Nursing: Falls Risk Reduction Among Older People

August 25, 2022
Advocacy Campaign for Hypertension in African American Population
August 25, 2022

Nursing: Falls Risk Reduction Among Older People

A fall is an unintentional transition to a resting position on a lower level, excluding a purposeful change in body position to rest on furniture or other objects. Falls are a significant problem among older people, as they can become traumatic. Therefore, these people should always be aware of this threat and prevent possible damage by acting carefully and deliberately. In addition, people who fall should know who to contact and what treatment would be beneficial for them. The purpose of this paper is to discuss the leading causes of falls and how to avoid them.

There are various risk factors for falling in old age. These include, for example, environmental ones: ill-conceived house and yard planning, slippery stairs, dilapidated railings, ice, wet floors, or insufficient lighting. These factors can lead to injury, although they are not always noticeable (Slade et al., 2017). Many social risk factors can also cause a fall or poor treatment after it. These include low income, social isolation of older people, inaccessibility of medical care and means of prevention, and unadapted place of residence (apartments not equipped in a particular way). These problems are challenging to solve since they require government funding and a revision of some of the rules and regulations established in the country.

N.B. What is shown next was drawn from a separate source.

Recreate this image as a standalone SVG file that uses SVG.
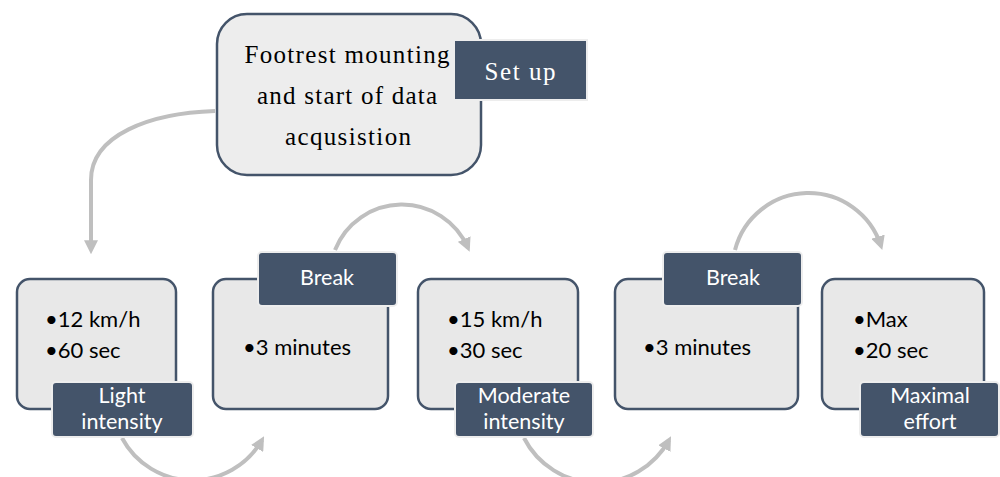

Various biological factors leading to falls, such as age and gender, should also be mentioned. The older the patients are, the more often they fall; in addition, women fall more often than men. However, men are more likely to die from these falls (Phelan et al., 2015). Some diseases certainly increase the risk of falls at any age. Behavioral risk factors are also critical, and doctors should pay attention to them as well. Older adults must follow specific rules of behavior and movement to stay safe. For example, they should be able to illuminate the staircase well and always use the handrail. They must choose special suitable shoes, that should not be slippery, and the sole should not be too thick, because this leads to a loss of sensitivity.

When choosing furniture, older people should not choose objects that are too low, as they can easily trip over. Mats, on which patients can accidentally slip, can become the cause of the fall as well. All aisles in an older person’s home should be wide enough so that they do not have to walk sideways, which increases the risk of falling sideways. The tidiness of the room is also of great importance: toys or other objects that independently lie in the room of an older adult can cause tragedy. In this situation, special attention should be paid to the wires. Only bright lamps should be used for lighting; corners should be especially well illuminated. As a rule, light sources should be near the patient so that the person does not have to walk in the dark at night.

In addition, it is essential to remember about medical prevention and treatment of falls. There are, for example, many antihypertensive or sedative medications that can cause falls if overdose. However, ophthalmologists and cardiologists, by timely performing cataract surgery or installing pacemakers, significantly reduce the risk of falls in older people. Nurses play a significant role in the healing and education process too. They are those who can explain to people all the risks and help adjust the life rules, making the existence safe enough. Thus, there are many risk factors for falls among older adults. At the same time, there are different ways to prevent injury that, if done correctly, will help people and even save their lives.

Phelan, E. A., Mahoney, J. E., Voit, J. C., & Stevens, J. A. (2015). Assessment and management of fall risk in primary care settings. Medical Clinics of North America, 99(2), 281-293.

Slade, S. C., Carey, D. L., Hill, A., & Morris, M. E. (2017). Effects of falls prevention interventions on falls outcomes for hospitalised adults: Protocol for a systematic review with meta-analysis. BMJ Open, 7(11), 1-6.